### Challenge
Review the material and extract every line in which the word "this" occurs.
────────────────
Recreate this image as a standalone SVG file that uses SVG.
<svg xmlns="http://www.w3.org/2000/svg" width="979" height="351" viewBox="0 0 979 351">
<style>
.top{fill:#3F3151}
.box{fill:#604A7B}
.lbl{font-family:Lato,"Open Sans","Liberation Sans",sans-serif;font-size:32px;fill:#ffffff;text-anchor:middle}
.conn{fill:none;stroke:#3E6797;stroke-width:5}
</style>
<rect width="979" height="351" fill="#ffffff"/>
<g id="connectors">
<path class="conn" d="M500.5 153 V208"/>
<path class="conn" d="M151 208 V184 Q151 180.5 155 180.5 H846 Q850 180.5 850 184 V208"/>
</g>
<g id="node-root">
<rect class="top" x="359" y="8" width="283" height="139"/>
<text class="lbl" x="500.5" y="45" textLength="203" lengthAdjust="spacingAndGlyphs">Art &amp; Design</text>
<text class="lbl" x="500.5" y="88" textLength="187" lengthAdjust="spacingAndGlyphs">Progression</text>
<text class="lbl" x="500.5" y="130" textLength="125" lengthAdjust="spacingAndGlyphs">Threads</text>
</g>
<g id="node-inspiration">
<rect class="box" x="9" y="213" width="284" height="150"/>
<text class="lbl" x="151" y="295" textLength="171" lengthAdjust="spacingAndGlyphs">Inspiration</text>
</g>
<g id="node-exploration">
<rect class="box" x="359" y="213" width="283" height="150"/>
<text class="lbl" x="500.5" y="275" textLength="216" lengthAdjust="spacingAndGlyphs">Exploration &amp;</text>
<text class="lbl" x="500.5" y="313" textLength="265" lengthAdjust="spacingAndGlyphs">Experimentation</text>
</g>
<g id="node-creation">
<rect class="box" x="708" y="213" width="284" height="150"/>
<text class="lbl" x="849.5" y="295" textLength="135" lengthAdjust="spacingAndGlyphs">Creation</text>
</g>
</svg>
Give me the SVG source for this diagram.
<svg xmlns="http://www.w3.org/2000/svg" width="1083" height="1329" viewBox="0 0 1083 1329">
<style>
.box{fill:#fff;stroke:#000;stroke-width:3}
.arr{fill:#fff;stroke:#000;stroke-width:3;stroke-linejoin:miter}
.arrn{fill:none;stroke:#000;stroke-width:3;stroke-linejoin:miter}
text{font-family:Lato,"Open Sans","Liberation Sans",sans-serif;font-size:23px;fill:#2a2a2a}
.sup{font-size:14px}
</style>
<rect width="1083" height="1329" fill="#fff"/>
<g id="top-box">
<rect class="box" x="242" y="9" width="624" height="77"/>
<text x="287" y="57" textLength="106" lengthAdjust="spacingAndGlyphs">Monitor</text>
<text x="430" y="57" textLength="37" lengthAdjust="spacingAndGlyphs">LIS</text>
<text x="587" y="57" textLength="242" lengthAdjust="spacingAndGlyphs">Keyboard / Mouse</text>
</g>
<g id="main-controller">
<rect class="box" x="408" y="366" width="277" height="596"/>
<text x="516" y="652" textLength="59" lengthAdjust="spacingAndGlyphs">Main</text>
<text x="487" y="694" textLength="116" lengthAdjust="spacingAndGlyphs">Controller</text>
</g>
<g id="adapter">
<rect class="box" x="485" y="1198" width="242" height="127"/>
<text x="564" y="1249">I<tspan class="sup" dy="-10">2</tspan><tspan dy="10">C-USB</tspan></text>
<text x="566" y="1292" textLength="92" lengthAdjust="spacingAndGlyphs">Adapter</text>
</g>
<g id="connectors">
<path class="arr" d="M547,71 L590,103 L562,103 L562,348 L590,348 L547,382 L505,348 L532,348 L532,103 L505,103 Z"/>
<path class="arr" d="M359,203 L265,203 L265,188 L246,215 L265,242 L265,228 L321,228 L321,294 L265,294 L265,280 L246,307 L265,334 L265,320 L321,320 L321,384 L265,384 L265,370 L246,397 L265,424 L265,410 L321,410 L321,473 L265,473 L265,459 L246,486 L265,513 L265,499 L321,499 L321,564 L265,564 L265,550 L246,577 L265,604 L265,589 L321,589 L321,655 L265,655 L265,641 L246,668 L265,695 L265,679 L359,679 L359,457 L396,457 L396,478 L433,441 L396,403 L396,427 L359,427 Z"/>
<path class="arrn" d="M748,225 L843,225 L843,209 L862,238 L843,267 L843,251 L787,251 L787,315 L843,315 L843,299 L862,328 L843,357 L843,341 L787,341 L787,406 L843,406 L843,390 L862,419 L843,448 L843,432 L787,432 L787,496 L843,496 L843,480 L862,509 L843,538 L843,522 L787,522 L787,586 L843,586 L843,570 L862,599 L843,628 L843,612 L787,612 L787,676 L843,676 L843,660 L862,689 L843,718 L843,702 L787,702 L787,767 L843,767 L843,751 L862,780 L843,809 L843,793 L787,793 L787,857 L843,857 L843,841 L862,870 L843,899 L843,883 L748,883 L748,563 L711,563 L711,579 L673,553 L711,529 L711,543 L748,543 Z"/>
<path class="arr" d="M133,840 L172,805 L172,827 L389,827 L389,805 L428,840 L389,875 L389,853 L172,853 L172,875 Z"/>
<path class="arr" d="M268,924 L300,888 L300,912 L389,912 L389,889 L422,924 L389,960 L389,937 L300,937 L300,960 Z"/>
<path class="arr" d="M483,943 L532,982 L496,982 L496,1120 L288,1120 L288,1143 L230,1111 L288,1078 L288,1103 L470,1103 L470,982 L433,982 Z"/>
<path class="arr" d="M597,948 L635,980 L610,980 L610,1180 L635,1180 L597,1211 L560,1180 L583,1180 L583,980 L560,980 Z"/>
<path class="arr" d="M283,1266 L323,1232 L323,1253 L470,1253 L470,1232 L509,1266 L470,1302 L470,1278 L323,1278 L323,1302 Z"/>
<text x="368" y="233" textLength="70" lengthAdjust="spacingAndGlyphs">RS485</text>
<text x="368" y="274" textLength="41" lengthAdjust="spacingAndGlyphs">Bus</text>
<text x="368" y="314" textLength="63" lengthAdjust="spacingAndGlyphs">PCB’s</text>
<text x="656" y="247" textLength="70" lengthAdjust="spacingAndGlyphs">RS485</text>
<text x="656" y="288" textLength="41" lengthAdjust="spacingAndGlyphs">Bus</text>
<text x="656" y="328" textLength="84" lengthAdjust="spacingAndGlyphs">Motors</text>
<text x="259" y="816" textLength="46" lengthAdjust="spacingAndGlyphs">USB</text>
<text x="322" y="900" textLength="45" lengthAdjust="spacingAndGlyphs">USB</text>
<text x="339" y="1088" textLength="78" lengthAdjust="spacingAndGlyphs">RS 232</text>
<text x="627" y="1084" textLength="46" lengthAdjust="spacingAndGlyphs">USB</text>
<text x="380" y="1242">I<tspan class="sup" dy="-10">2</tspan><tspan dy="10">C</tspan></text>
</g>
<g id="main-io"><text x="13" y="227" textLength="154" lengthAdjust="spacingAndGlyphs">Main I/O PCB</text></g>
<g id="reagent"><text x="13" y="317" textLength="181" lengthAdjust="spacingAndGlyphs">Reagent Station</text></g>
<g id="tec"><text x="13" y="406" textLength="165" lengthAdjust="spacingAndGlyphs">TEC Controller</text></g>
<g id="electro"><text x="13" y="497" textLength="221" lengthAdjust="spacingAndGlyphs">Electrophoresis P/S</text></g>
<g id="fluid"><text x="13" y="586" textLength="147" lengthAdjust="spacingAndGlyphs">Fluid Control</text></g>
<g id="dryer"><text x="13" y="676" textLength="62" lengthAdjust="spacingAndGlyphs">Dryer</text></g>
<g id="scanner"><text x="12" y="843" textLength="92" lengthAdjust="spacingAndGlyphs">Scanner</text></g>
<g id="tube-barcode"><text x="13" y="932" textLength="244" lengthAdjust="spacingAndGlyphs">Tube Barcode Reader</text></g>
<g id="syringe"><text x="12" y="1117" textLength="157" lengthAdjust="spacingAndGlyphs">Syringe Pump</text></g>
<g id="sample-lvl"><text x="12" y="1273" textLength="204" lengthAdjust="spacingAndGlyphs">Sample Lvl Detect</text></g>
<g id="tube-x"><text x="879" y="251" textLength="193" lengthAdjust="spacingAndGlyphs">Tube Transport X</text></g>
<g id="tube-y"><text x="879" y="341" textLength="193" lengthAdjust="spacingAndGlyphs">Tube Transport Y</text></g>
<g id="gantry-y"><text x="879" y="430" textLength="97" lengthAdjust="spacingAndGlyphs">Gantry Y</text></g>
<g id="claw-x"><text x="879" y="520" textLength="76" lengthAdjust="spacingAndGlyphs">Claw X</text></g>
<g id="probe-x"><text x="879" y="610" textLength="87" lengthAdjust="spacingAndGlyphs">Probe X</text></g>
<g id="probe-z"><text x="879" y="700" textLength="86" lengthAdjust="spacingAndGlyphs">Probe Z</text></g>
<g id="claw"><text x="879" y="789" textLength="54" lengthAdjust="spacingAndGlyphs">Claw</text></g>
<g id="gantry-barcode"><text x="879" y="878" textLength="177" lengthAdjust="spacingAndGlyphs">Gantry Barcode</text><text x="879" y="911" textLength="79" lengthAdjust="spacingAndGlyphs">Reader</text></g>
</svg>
────────────────
### Reply to the exercise
Recreate this image as a standalone SVG file that uses SVG.
Give me the SVG source for this diagram.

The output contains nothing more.